Only the instructions. Make sure you are installing as the root user. I assume you have Python and conda installed.

Create the conda environment

sudo -i

conda create -n jupyterhub python --yes
conda activate jupyterhub
conda install -c conda-forge jupyterhub --yes
conda install -c conda-forge jupyterlab notebook --yes

JHUBENV=/opt/miniconda3/envs/jupyterhub
chmod 755 $JHUBENV

Create user

useradd jhub

Open the 8000 port for access to the application.

#sudo systemctl enable firewalld
#sudo systemctl start firewalld

sudo firewall-cmd  --permanent --add-port 8000/tcp
sudo firewall-cmd --reload
sudo firewall-cmd --list-ports

Create the configuration file. Will be edited at end.

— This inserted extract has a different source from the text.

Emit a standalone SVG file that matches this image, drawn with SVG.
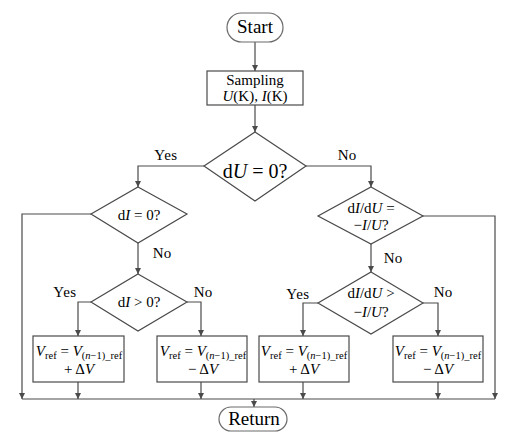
<svg xmlns="http://www.w3.org/2000/svg" width="509" height="432" viewBox="0 0 509 432">
<defs>
<marker id="ah" viewBox="0 0 10 10" refX="10" refY="5" markerWidth="6" markerHeight="6" markerUnits="userSpaceOnUse" orient="auto">
<path d="M0,0 L10,5 L0,10 z" fill="#4a4a4a"/>
</marker>
<style>
.shape{fill:#fff;stroke:#4a4a4a;stroke-width:1.2}
.term{fill:#fff;stroke:#6a6a6a;stroke-width:1.2}
.ln{fill:none;stroke:#4a4a4a;stroke-width:1.2}
.arr{fill:none;stroke:#4a4a4a;stroke-width:1.2;marker-end:url(#ah)}
text{font-family:"Liberation Serif","Times New Roman",serif;fill:#000;text-anchor:middle}
.t15{font-size:15px}
.t18{font-size:19px}
.t20{font-size:20px}
.sub{font-size:10.5px}
.i{font-style:italic}
</style>
</defs>
<rect width="509" height="432" fill="#fff"/>
<g id="connectors">
<path class="arr" d="M255,42 V71"/>
<path class="arr" d="M255,105 V132"/>
<path class="arr" d="M204,166 H138 V187"/>
<path class="arr" d="M306,166 H371 V187"/>
<path class="arr" d="M91,214 H22 V399"/>
<path class="arr" d="M138,243 V274"/>
<path class="arr" d="M91,302 H78 V336"/>
<path class="arr" d="M187,302 H201 V336"/>
<path class="arr" d="M423,216 H495 V399"/>
<path class="arr" d="M371,244 V272"/>
<path class="arr" d="M318,303 H303 V336"/>
<path class="arr" d="M423,303 H438 V336"/>
<path class="arr" d="M78,382 V399"/>
<path class="arr" d="M201,382 V399"/>
<path class="arr" d="M303,382 V399"/>
<path class="arr" d="M438,382 V399"/>
<path class="ln" d="M22,399 H495"/>
<path class="arr" d="M254,399 V407"/>
</g>
<g id="labels">
<text class="t15" x="166" y="160" letter-spacing="0.5">Yes</text>
<text class="t15" x="347" y="160">No</text>
<text class="t15" x="162" y="258">No</text>
<text class="t15" x="65" y="297" letter-spacing="0.5">Yes</text>
<text class="t15" x="203" y="297">No</text>
<text class="t15" x="393" y="263">No</text>
<text class="t15" x="298" y="299" letter-spacing="0.5">Yes</text>
<text class="t15" x="443" y="297">No</text>
</g>
<g id="start">
<rect class="term" x="227" y="13" width="56" height="29" rx="14.5"/>
<text class="t18" x="255" y="33">Start</text>
</g>
<g id="sampling">
<rect class="shape" x="207" y="71" width="96" height="34"/>
<text class="t15" x="255" y="85">Sampling</text>
<text class="t15" x="255" y="101"><tspan class="i">U</tspan>(K), <tspan class="i">I</tspan>(K)</text>
</g>
<g id="dU0">
<polygon class="shape" points="255,132 306,166 255,201 204,166"/>
<text class="t20" x="255" y="178">d<tspan class="i">U</tspan> = 0?</text>
</g>
<g id="dI0">
<polygon class="shape" points="138,187 187,214 138,243 91,214"/>
<text class="t15" x="139" y="220">d<tspan class="i">I</tspan> = 0?</text>
</g>
<g id="dIgt0">
<polygon class="shape" points="138,274 187,302 138,331 91,302"/>
<text class="t15" x="139" y="307">d<tspan class="i">I</tspan> &gt; 0?</text>
</g>
<g id="dIdUeq">
<polygon class="shape" points="371,187 423,216 371,244 318,216"/>
<text class="t15" x="371" y="213">d<tspan class="i">I</tspan>/d<tspan class="i">U</tspan> =</text>
<text class="t15" x="371" y="230">−<tspan class="i">I</tspan>/<tspan class="i">U</tspan>?</text>
</g>
<g id="dIdUgt">
<polygon class="shape" points="371,272 423,303 371,334 318,303"/>
<text class="t15" x="371" y="298">d<tspan class="i">I</tspan>/d<tspan class="i">U</tspan> &gt;</text>
<text class="t15" x="371" y="317">−<tspan class="i">I</tspan>/<tspan class="i">U</tspan>?</text>
</g>
<g id="box1">
<rect class="shape" x="33" y="336" width="91" height="46"/>
<text class="t15" x="79" y="356"><tspan class="i">V</tspan><tspan class="sub" dy="2.5">ref</tspan><tspan dy="-2.5"> = </tspan><tspan class="i">V</tspan><tspan class="sub" dy="2.5">(<tspan class="i">n</tspan>−1)_ref</tspan></text>
<text class="t15" x="79" y="374">+ Δ<tspan class="i">V</tspan></text>
</g>
<g id="box2">
<rect class="shape" x="157" y="336" width="90" height="46"/>
<text class="t15" x="203" y="356"><tspan class="i">V</tspan><tspan class="sub" dy="2.5">ref</tspan><tspan dy="-2.5"> = </tspan><tspan class="i">V</tspan><tspan class="sub" dy="2.5">(<tspan class="i">n</tspan>−1)_ref</tspan></text>
<text class="t15" x="203" y="374">− Δ<tspan class="i">V</tspan></text>
</g>
<g id="box3">
<rect class="shape" x="259" y="336" width="90" height="46"/>
<text class="t15" x="304" y="356"><tspan class="i">V</tspan><tspan class="sub" dy="2.5">ref</tspan><tspan dy="-2.5"> = </tspan><tspan class="i">V</tspan><tspan class="sub" dy="2.5">(<tspan class="i">n</tspan>−1)_ref</tspan></text>
<text class="t15" x="304" y="374">+ Δ<tspan class="i">V</tspan></text>
</g>
<g id="box4">
<rect class="shape" x="393" y="336" width="90" height="46"/>
<text class="t15" x="438" y="356"><tspan class="i">V</tspan><tspan class="sub" dy="2.5">ref</tspan><tspan dy="-2.5"> = </tspan><tspan class="i">V</tspan><tspan class="sub" dy="2.5">(<tspan class="i">n</tspan>−1)_ref</tspan></text>
<text class="t15" x="438" y="374">− Δ<tspan class="i">V</tspan></text>
</g>
<g id="return">
<rect class="term" x="219" y="407" width="68" height="24" rx="12"/>
<text class="t18" x="254" y="425">Return</text>
</g>
</svg>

sudo mkdir -p $JHUBENV/etc/jupyterhub/
cd $JHUBENV/etc/jupyterhub/
sudo $JHUBENV/bin/jupyterhub --generate-config

Install docker if needed

sudo yum install -y yum-utils
sudo yum-config-manager --add-repo https://download.docker.com/linux/centos/docker-ce.repo

sudo systemctl start docker

Not sure this is needed.

sudo firewall-cmd --zone=docker --add-port=8081/tcp
sudo firewall-cmd --reload
sudo systemctl restart docker

Install dockerspawner

conda install -c conda-forge dockerspawner --yes
conda install -c conda-forge docker-py --yes

Edit the configuration file.

cd $JHUBENV/etc/jupyterhub/
nano jupyterhub_config.py

Paste this in

# Configuration file for jupyterhub.

c = get_config()  #noqa
c.JupyterHub.port = 8000
c.JupyterHub.hub_bind_url = "http://0.0.0.0:8081"
c.JupyterHub.spawner_class = 'dockerspawner.DockerSpawner'
c.DockerSpawner.remove = True
c.Spawner.http_timeout = 3600
c.DockerSpawner.image_whitelist = {
    'iorocker': 'eeholmes/iorocker-standalone:20231003',
    'rocker-binder': 'eeholmes/rocker-binder:20231003',
    'openscapes-rocker': 'eeholmes/minimal-jhub:20231004',
    'datascience-r': 'jupyter/datascience-notebook:r-4.3.1',
    'scipy-notebook': 'jupyter/scipy-notebook:7e1a19a8427f',
}

notebook_dir = '/home/jovyan'
c.DockerSpawner.notebook_dir = notebook_dir

# Mount the real user's Docker volume on the host to the notebook user's
# notebook directory in the container
c.DockerSpawner.volumes = { 'jupyter-{username}': notebook_dir }

Docker pull of the images. Do all.

docker pull jupyter/datascience-notebook:r-4.3.1
docker pull jupyter/scipy-notebook:7e1a19a8427f

Make a new server service

sudo mkdir -p $JHUBENV/etc/systemd
cd $JHUBENV/etc/systemd
nano jupyterhub.service

Paste this in

[Unit]
Description=JupyterHub
After=syslog.target network.target

[Service]
User=root
Environment="PATH=/bin:/usr/local/sbin:/usr/local/bin:/usr/sbin:/usr/bin:/opt/miniconda3/envs/jupyterhub/bin"
ExecStart=/opt/miniconda3/envs/jupyterhub/bin/jupyterhub -f /opt/miniconda3/envs/jupyterhub/etc/jupyterhub/jupyterhub_config.py

[Install]
WantedBy=multi-user.target

Make sure SELinux doesn’t block our service

ls -Z $JHUBENV/etc/systemd/
sudo chcon system_u:object_r:systemd_unit_file_t:s0 $JHUBENV/etc/systemd/jupyterhub.service
sudo find $JHUBENV/bin -type f -exec chcon system_u:object_r:bin_t:s0 {} \;

Enable our new service

sudo ln -s $JHUBENV/etc/systemd/jupyterhub.service /etc/systemd/system/jupyterhub.service
sudo systemctl daemon-reload
sudo systemctl enable jupyterhub.service
sudo systemctl start jupyterhub.service

Done! See the long instructions if anything is not working.

Now go through the https and GitHub authentication steps if you need that.